100 Days of Superheroes- Day 17: The Punisher (1989)
His superpower is a gun. His other superpower? A bigger gun.
“Everyday I ask God why the innocent suffer and the wicked go unpunished.”
After Howard the Duck came out with less that warm reception and box office numbers, Marvel still had yet to release another film based on one of their properties, choosing instead the route of television adaption over major releases. But all in due time they were ready to return to the playing field with the big guns….okay, maybe bigger guns is a better word.
By no means is The Punisher one of Marvel’s better known or most popular characters. He is not as obscure or weird as Howard the Duck, but he isn’t what you would consider brand recognizable either to the average audience. The Punisher got his start as nothing more than a villain in the pages of Spider-Man comics, an Anti-hero that was difficult for the web head to deal with. He was so well received that he ended up getting his own spin off title, becoming one of Marvel’s more middle of the road heroes.
The film itself was made more out of an attempt to preserve the adaption rights than for any other reason. Not that it mattered Artisan Entertainment who distributed it would lose them only a later anyways.
But let’s get down to what thin story there is here. The film opens with actually a pretty slick opening credit sequence, highly reminiscent of the James Bond films. It was stylized but simplistic in an artsy way. After that though you might as well turn off the film because you’ve already seen the high point. The films opens with the Punisher (Dolph Lundgren) hunting down the head of the crime family that killed his wife and children. According to Detective Berkowitz (Louis Gorssett Jr.) he has been at work for over five years and committed over 120 murders.
When a new head of the mobsters arrives a gang war breaks out between them and a Japanese mob for reasons unexplained. The Punisher gets caught in the middle and is forced to try and save the children of the mob leaders. I guess that was supposed to be the “moral grey area” of the film.
Frank Castle is chased around by an old friend of his, a detective that had his life turned around by Castle years ago. Berkowitz, the detective, is just a far more interesting an dynamic character than The Punisher ever becomes. He struggles with having to face his friend becoming a killer and having to catch him. The scene between him and Castle in the jail cell was one of the high points of the film. It was the only time it didn’t seem afraid of showing a little emotion. It seems like the film put acting talent into Gorssett, leaving none for any other character.

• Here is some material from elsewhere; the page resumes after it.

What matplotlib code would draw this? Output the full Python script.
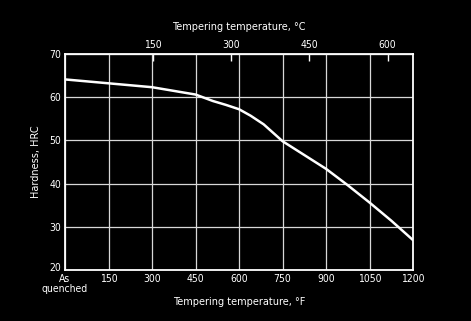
import matplotlib
matplotlib.use("Agg")
import matplotlib.pyplot as plt
import matplotlib.transforms as mtransforms
import numpy as np

temp_f = [0, 150, 300, 450, 510, 555, 600, 640, 685, 720, 750, 825, 900, 975, 1050, 1125, 1200]
hardness = [64.1, 63.2, 62.3, 60.6, 59.1, 58.2, 57.2, 55.7, 53.7, 51.6, 49.8, 46.6, 43.4, 39.6, 35.6, 31.4, 26.9]
f_ticks = [0, 150, 300, 450, 600, 750, 900, 1050, 1200]
f_labels = ["As\nquenched", "150", "300", "450", "600", "750", "900", "1050", "1200"]
c_ticks = [150, 300, 450, 600]
y_ticks = [20, 30, 40, 50, 60, 70]

plt.rcParams['font.family'] = ['DejaVu Sans']
fig = plt.figure(figsize=(4.71, 3.21), dpi=100, facecolor='black')
ax = fig.add_axes([0.138, 0.159, 0.739, 0.673], facecolor='black')

ax.set_xlim(0, 1200)
ax.set_ylim(20, 70)
ax.set_xticks(f_ticks)
ax.set_xticklabels(f_labels, color='white', fontsize=7.5, fontstretch='condensed',
                   linespacing=0.95)
ax.set_yticks(y_ticks)
ax.set_yticklabels([str(v) for v in y_ticks], color='white', fontsize=7.5, fontstretch='condensed')
ax.tick_params(axis='both', length=0, pad=3)
ax.grid(True, color='#d8d8d8', linewidth=0.9)
for s in ax.spines.values():
    s.set_color('white')
    s.set_linewidth(1.3)

# nudge the bottom y label up a little so it clears "As"
lab20 = ax.get_yticklabels()[0]
lab20.set_transform(lab20.get_transform() +
                    mtransforms.ScaledTranslation(0, 3 / 100, fig.dpi_scale_trans))

ax.plot(temp_f, hardness, color='white', linewidth=1.8, zorder=3)

ax.set_xlabel("Tempering temperature, °F", color='white', fontsize=7, labelpad=2)
ax.set_ylabel("Hardness, HRC", color='white', fontsize=7, labelpad=6)

# top Celsius axis
def c2f(c):
    return np.asarray(c) * 9 / 5 + 32
def f2c(f):
    return (np.asarray(f) - 32) * 5 / 9
top = ax.secondary_xaxis('top', functions=(f2c, c2f))
top.set_xticks(c_ticks)
top.set_xticklabels([str(v) for v in c_ticks], color='white', fontsize=7.5, fontstretch='condensed')
top.tick_params(direction='in', length=5, width=1, color='white', pad=3)
top.spines['top'].set_color('white')
top.set_xlabel("Tempering temperature, °C", color='white', fontsize=7, labelpad=7)

fig.savefig("out.png", dpi=100, facecolor='black')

The Punisher himself is one big bore of a hero. Where in the comics he is a man haunted by his past, chased by his mistakes, and walking a thin line between good and evil. Here he is a man with a gun. With all the personality of a unnamed henchmen. His origins are told through a series of flashbacks but the only time you really feel for him is when you seem him through Berkowitz eyes.
Dolph Lundgren plays the part stale and boring. Everything he does is with a scowl and he might have a total of five lines throughout the entire movie. He looks half stoned and half drunk the majority of the time. Hell he even gets advice from a hobo, clearly this is not a guy to give a gun to.
The danger, or dare I begin to consider “drama” of the film comes from a bunch of Japanese women in suba gear. Not only are they stereotypes and cliché, they are also just kind of lame. Their grand evil scheme to take over the mobs is to kidnap their children. It is hard to feel a sense of tension when the Punisher has a gun and is going up against 108 pound female kung fu masters. And too top of the lackluster action scene, the climax is shot almost entirely in a dense, eye-wrenching filter.
Overall the Punisher is a prime example of what happens when a film is rushed to preserve the rights. The screenplay was half hashed, the actors had minimal talent, and the effects looked about as impressive has a middle schooler playing with fireworks. The Punisher is one embarrisment that deserves to be lost in the archieves.